Susan Stanford, a spokeswoman for TDLR, said leaders there are aware of Lindquist’s involvement in animal rights causes. Though she is working on the puppy mill legislation and would be involved in its implementation, Stanford said, Lindquist would not be making all the decisions. “She doesn’t have the carte blanche to write these rules,” Stanford said. “She’s working as a team member.” Although TDLR did not ask Lindquist to conduct field research for the puppy mill bill at dog kennels like Holibaugh’s, Stanford said the agency often does such visits to better understand how industries that they regulate work. Asked whether Lindquist’s involvement presented conflict-of-interest concerns, Stanford said, “No, as a professional, she’s able to put her personal life aside and meet the legalities necessary to write the rules.”
Thompson said Lindquist’s involvement in the bill writing has been limited. Colleen Tran, a staffer who is working on the measure, said breeders have misunderstood Lindquist’s role. “I think it just scared them,” Tran said. And she added that some of the breeders’ suggestions would be incorporated in a new version of the bill that is in the works. Still, Thompson said she was concerned that Lindquist requested to visit breeders’ facilities under the auspices of working on the legislation.

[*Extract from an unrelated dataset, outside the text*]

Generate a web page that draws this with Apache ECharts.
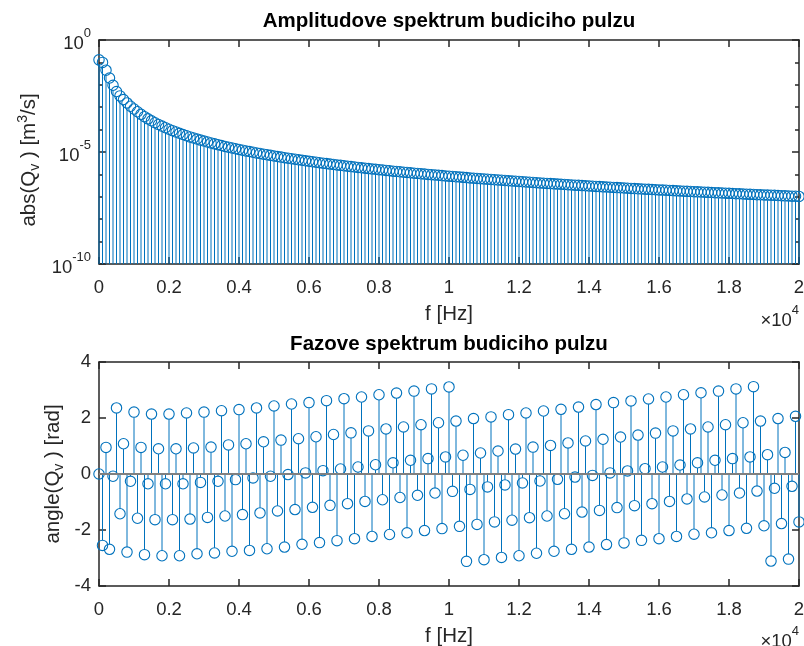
<!DOCTYPE html>
<html><head><meta charset="utf-8">
<script src="https://cdn.jsdelivr.net/npm/echarts@6/dist/echarts.min.js"></script>
<style>html,body{margin:0;padding:0;background:#fff}#c{width:804px;height:646px}</style>
</head><body><div id="c"></div>
<script>
// frequency grid [Hz]
const freqHz = [0,100,200,300,400,500,600,700,800,900,1000,1100,1200,1300,1400,1500,1600,1700,1800,1900,
2000,2100,2200,2300,2400,2500,2600,2700,2800,2900,3000,3100,3200,3300,3400,3500,3600,3700,3800,3900,
4000,4100,4200,4300,4400,4500,4600,4700,4800,4900,5000,5100,5200,5300,5400,5500,5600,5700,5800,5900,
6000,6100,6200,6300,6400,6500,6600,6700,6800,6900,7000,7100,7200,7300,7400,7500,7600,7700,7800,7900,
8000,8100,8200,8300,8400,8500,8600,8700,8800,8900,9000,9100,9200,9300,9400,9500,9600,9700,9800,9900,
10000,10100,10200,10300,10400,10500,10600,10700,10800,10900,11000,11100,11200,11300,11400,11500,11600,11700,11800,11900,
12000,12100,12200,12300,12400,12500,12600,12700,12800,12900,13000,13100,13200,13300,13400,13500,13600,13700,13800,13900,
14000,14100,14200,14300,14400,14500,14600,14700,14800,14900,15000,15100,15200,15300,15400,15500,15600,15700,15800,15900,
16000,16100,16200,16300,16400,16500,16600,16700,16800,16900,17000,17100,17200,17300,17400,17500,17600,17700,17800,17900,
18000,18100,18200,18300,18400,18500,18600,18700,18800,18900,19000,19100,19200,19300,19400,19500,19600,19700,19800,19900,
20000];

// |Q_v| [m^3/s]
const ampAbs = [1.3e-1,1.0e-1,4.5e-2,2.0e-2,9.5e-3,5.0e-3,3.2e-3,2.2e-3,1.55e-3,1.1e-3,
8.32e-4,6.25e-4,4.81e-4,3.79e-4,3.03e-4,2.47e-4,2.03e-4,1.69e-4,1.43e-4,1.21e-4,
1.04e-4,8.98e-5,7.81e-5,6.84e-5,6.02e-5,5.32e-5,4.73e-5,4.23e-5,3.79e-5,3.41e-5,
3.08e-5,2.79e-5,2.54e-5,2.32e-5,2.12e-5,1.94e-5,1.78e-5,1.64e-5,1.52e-5,1.40e-5,
1.30e-5,1.21e-5,1.12e-5,1.05e-5,9.77e-6,9.13e-6,8.55e-6,8.01e-6,7.52e-6,7.07e-6,
6.66e-6,6.27e-6,5.92e-6,5.59e-6,5.28e-6,5.00e-6,4.74e-6,4.49e-6,4.26e-6,4.05e-6,
3.85e-6,3.67e-6,3.49e-6,3.33e-6,3.17e-6,3.03e-6,2.89e-6,2.77e-6,2.65e-6,2.53e-6,
2.43e-6,2.32e-6,2.23e-6,2.14e-6,2.05e-6,1.97e-6,1.90e-6,1.82e-6,1.75e-6,1.69e-6,
1.63e-6,1.57e-6,1.51e-6,1.46e-6,1.40e-6,1.35e-6,1.31e-6,1.26e-6,1.22e-6,1.18e-6,
1.14e-6,1.10e-6,1.07e-6,1.03e-6,1.00e-6,9.70e-7,9.40e-7,9.12e-7,8.84e-7,8.57e-7,
8.32e-7,8.08e-7,7.84e-7,7.61e-7,7.40e-7,7.19e-7,6.99e-7,6.79e-7,6.60e-7,6.42e-7,
6.25e-7,6.08e-7,5.92e-7,5.77e-7,5.62e-7,5.47e-7,5.33e-7,5.19e-7,5.06e-7,4.94e-7,
4.81e-7,4.70e-7,4.58e-7,4.47e-7,4.36e-7,4.26e-7,4.16e-7,4.06e-7,3.97e-7,3.88e-7,
3.79e-7,3.70e-7,3.62e-7,3.54e-7,3.46e-7,3.38e-7,3.31e-7,3.24e-7,3.17e-7,3.10e-7,
3.03e-7,2.97e-7,2.91e-7,2.85e-7,2.79e-7,2.73e-7,2.67e-7,2.62e-7,2.57e-7,2.52e-7,
2.47e-7,2.42e-7,2.37e-7,2.32e-7,2.28e-7,2.23e-7,2.19e-7,2.15e-7,2.11e-7,2.07e-7,
2.03e-7,1.99e-7,1.96e-7,1.92e-7,1.89e-7,1.85e-7,1.82e-7,1.79e-7,1.75e-7,1.72e-7,
1.69e-7,1.66e-7,1.64e-7,1.61e-7,1.58e-7,1.55e-7,1.53e-7,1.50e-7,1.48e-7,1.45e-7,
1.43e-7,1.40e-7,1.38e-7,1.36e-7,1.34e-7,1.31e-7,1.29e-7,1.27e-7,1.25e-7,1.23e-7,
1.21e-7,1.19e-7,1.18e-7,1.16e-7,1.14e-7,1.12e-7,1.10e-7,1.09e-7,1.07e-7,1.06e-7,
1.04e-7];

// angle(Q_v) [rad]
const phaseRad = [0,-2.55,0.95,-2.69,-0.08,2.36,-1.42,1.08,-2.79,-0.26,
2.21,-1.58,0.95,-2.88,-0.35,2.14,-1.63,0.90,-2.92,-0.35,
2.14,-1.63,0.90,-2.92,-0.35,2.18,-1.61,0.93,-2.85,-0.30,
2.21,-1.55,0.96,-2.82,-0.26,2.26,-1.50,1.04,-2.76,-0.20,
2.30,-1.45,1.08,-2.73,-0.14,2.36,-1.39,1.15,-2.67,-0.08,
2.43,-1.32,1.21,-2.61,-0.02,2.50,-1.27,1.26,-2.51,0.04,
2.55,-1.19,1.33,-2.45,0.12,2.62,-1.12,1.41,-2.38,0.18,
2.69,-1.06,1.47,-2.31,0.25,2.75,-0.98,1.54,-2.23,0.33,
2.83,-0.92,1.61,-2.16,0.40,2.89,-0.84,1.68,-2.10,0.49,
2.96,-0.76,1.76,-2.02,0.55,3.04,-0.68,1.83,-1.95,0.61,
3.11,-0.62,1.89,-1.87,0.67,-3.12,-0.55,1.98,-1.80,0.75,
-3.06,-0.46,2.04,-1.71,0.82,-2.98,-0.39,2.12,-1.65,0.89,
-2.92,-0.32,2.18,-1.56,0.96,-2.83,-0.25,2.25,-1.50,1.02,
-2.76,-0.19,2.31,-1.42,1.11,-2.69,-0.11,2.39,-1.36,1.18,
-2.61,-0.05,2.48,-1.30,1.24,-2.52,0.04,2.55,-1.20,1.32,
-2.46,0.11,2.61,-1.13,1.39,-2.37,0.19,2.68,-1.06,1.46,
-2.31,0.25,2.75,-0.98,1.54,-2.23,0.32,2.83,-0.89,1.61,
-2.15,0.40,2.90,-0.82,1.68,-2.10,0.49,2.96,-0.75,1.76,
-2.02,0.55,3.04,-0.68,1.83,-1.94,0.61,3.12,-0.61,1.89,
-1.85,0.69,-3.11,-0.51,1.98,-1.77,0.77,-3.04,-0.44,2.06,
-1.71];

// tick labels
const xTickValues = [0,2000,4000,6000,8000,10000,12000,14000,16000,18000,20000];
const xTickLabels = ['0','0.2','0.4','0.6','0.8','1','1.2','1.4','1.6','1.8','2'];
const ampMajorTicks = [1e-10,1e-5,1];
const ampMajorExp = ['-10','-5','0'];
const ampMinorTicks = [1e-10,1e-9,1e-8,1e-7,1e-6,1e-5,1e-4,1e-3,1e-2,1e-1,1];
const phaseTicks = [-4,-2,0,2,4];

const FONT = '"Liberation Sans", Arial, Helvetica, sans-serif';
const AX = '#262626';
const BLUE = '#0072BD';
const R = 5.2;

const chart = echarts.init(document.getElementById('c'), null, {renderer: 'canvas'});

function xAxisDef(grid, pos, labels) {
  return {
    gridIndex: grid, type: 'value', position: pos, min: 0, max: 20000, interval: 2000,
    axisLine: {show: true, onZero: false, lineStyle: {color: AX, width: 1.5}},
    axisTick: {show: true, inside: true, length: 7, lineStyle: {color: AX, width: 1.5}},
    axisLabel: {show: labels, margin: 14, color: AX, fontSize: 18.5, fontFamily: FONT,
      formatter: v => xTickLabels[xTickValues.indexOf(v)] ?? ''},
    splitLine: {show: false},
    name: labels ? 'f [Hz]' : '', nameLocation: 'middle', nameGap: 40,
    nameTextStyle: {color: AX, fontSize: 20.5, fontFamily: FONT}
  };
}

const supRich = {
  b: {fontSize: 18.5, lineHeight: 26, verticalAlign: 'bottom', color: AX, fontFamily: FONT},
  s: {fontSize: 13, lineHeight: 13, verticalAlign: 'top', color: AX, fontFamily: FONT}
};

function logAxis(pos, major, labels) {
  return {
    gridIndex: 0, type: 'log', logBase: 10, position: pos, min: 1e-10, max: 1,
    axisLine: {show: major, onZero: false, lineStyle: {color: AX, width: 1.5}},
    axisTick: {show: true, inside: true, length: major ? 7 : 4,
      customValues: major ? ampMajorTicks : ampMinorTicks, lineStyle: {color: AX, width: 1.5}},
    axisLabel: {show: labels, customValues: ampMajorTicks, margin: 8,
      formatter: v => {
        let best = 0, bd = Infinity;
        ampMajorTicks.forEach((t, i) => { const d = Math.abs(Math.log10(t) - Math.log10(v)); if (d < bd) { bd = d; best = i; } });
        return '{b|10}{s|' + ampMajorExp[best] + '}';
      },
      rich: supRich},
    splitLine: {show: false}
  };
}

function phaseAxis(pos, labels) {
  return {
    gridIndex: 1, type: 'value', position: pos, min: -4, max: 4, interval: 2,
    axisLine: {show: true, onZero: false, lineStyle: {color: AX, width: 1.5}},
    axisTick: {show: true, inside: true, length: 7, lineStyle: {color: AX, width: 1.5}},
    axisLabel: {show: labels, margin: 8, color: AX, fontSize: 18.5, fontFamily: FONT,
      formatter: v => phaseTicks.includes(v) ? String(v) : ''},
    splitLine: {show: false}
  };
}

function stemRender(baseVal) {
  return function (params, api) {
    const x = api.value(0), y = api.value(1);
    const p = api.coord([x, y]);
    const b = api.coord([x, baseVal]);
    const dir = p[1] < b[1] ? 1 : -1;
    let yEnd = p[1] + dir * R;
    if ((b[1] - yEnd) * dir < 0) yEnd = b[1];
    return {
      type: 'group',
      children: [
        {type: 'line', shape: {x1: p[0], y1: b[1], x2: p[0], y2: yEnd}, style: {stroke: BLUE, lineWidth: 1}},
        {type: 'circle', shape: {cx: p[0], cy: p[1], r: R}, style: {fill: 'none', stroke: BLUE, lineWidth: 1.1}}
      ]
    };
  };
}

const labRich = {
  a: {fontSize: 20.5, lineHeight: 26, fontFamily: FONT, fill: AX},
  s: {fontSize: 14, lineHeight: 14, verticalAlign: 'bottom', fontFamily: FONT, fill: AX},
  p: {fontSize: 14, lineHeight: 14, verticalAlign: 'top', fontFamily: FONT, fill: AX}
};
const expRich = {
  a: {fontSize: 18.5, lineHeight: 26, verticalAlign: 'bottom', fontFamily: FONT, fill: AX},
  s: {fontSize: 13, lineHeight: 9, verticalAlign: 'top', fontFamily: FONT, fill: AX}
};

const option = {
  animation: false,
  textStyle: {fontFamily: FONT},
  grid: [
    {left: 99, top: 40, width: 700, height: 224, outerBoundsMode: 'none', containLabel: false},
    {left: 99, top: 362, width: 700, height: 224, outerBoundsMode: 'none', containLabel: false}
  ],
  xAxis: [xAxisDef(0, 'bottom', true), xAxisDef(0, 'top', false), xAxisDef(1, 'bottom', true), xAxisDef(1, 'top', false)],
  yAxis: [logAxis('left', true, true), logAxis('left', false, false), logAxis('right', true, false), logAxis('right', false, false),
          phaseAxis('left', true), phaseAxis('right', false)],
  series: [
    {type: 'custom', xAxisIndex: 0, yAxisIndex: 0, silent: true, clip: false, z: 3,
     renderItem: stemRender(1e-10), data: freqHz.map((f, i) => [f, ampAbs[i]])},
    {type: 'line', xAxisIndex: 2, yAxisIndex: 4, silent: true, symbol: 'none', z: 4,
     lineStyle: {color: '#808080', width: 2}, data: [[freqHz[0], 0], [freqHz[freqHz.length - 1], 0]]},
    {type: 'custom', xAxisIndex: 2, yAxisIndex: 4, silent: true, clip: false, z: 3,
     renderItem: stemRender(0), data: freqHz.map((f, i) => [f, phaseRad[i]])}
  ],
  graphic: [
    {type: 'text', x: 449, y: 21, style: {text: 'Amplitudove spektrum budiciho pulzu', fill: '#000',
      font: 'bold 20.5px ' + FONT, align: 'center', verticalAlign: 'middle'}},
    {type: 'text', x: 449, y: 344.5, style: {text: 'Fazove spektrum budiciho pulzu', fill: '#000',
      font: 'bold 20.5px ' + FONT, align: 'center', verticalAlign: 'middle'}},
    {type: 'text', x: 29, y: 160, rotation: Math.PI / 2, style: {text: '{a|abs(Q}{s|v}{a| ) [m}{p|3}{a|/s]}',
      rich: labRich, align: 'center', verticalAlign: 'middle'}},
    {type: 'text', x: 53, y: 474, rotation: Math.PI / 2, style: {text: '{a|angle(Q}{s|v}{a| ) [rad]}',
      rich: labRich, align: 'center', verticalAlign: 'middle'}},
    {type: 'text', x: 799, y: 317, style: {text: '{a|×10}{s|4}', rich: expRich, align: 'right', verticalAlign: 'middle'}},
    {type: 'text', x: 799, y: 638, style: {text: '{a|×10}{s|4}', rich: expRich, align: 'right', verticalAlign: 'middle'}}
  ]
};
chart.setOption(option);
</script></body></html>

Skip Trimble, a board member of the Texas Humane Legislation Network, said neither his organization nor the puppy mill legislation aims to shut down the breeding industry. Their goal, he said, is simply to stop bad breeders who abuse animals, forcing them to constantly have puppies and leaving them in squalid conditions. He called allegations that Lindquist is somehow doing the group’s bidding from inside the state agency “totally ridiculous.” “It’s just all sorts of paranoia,” he said.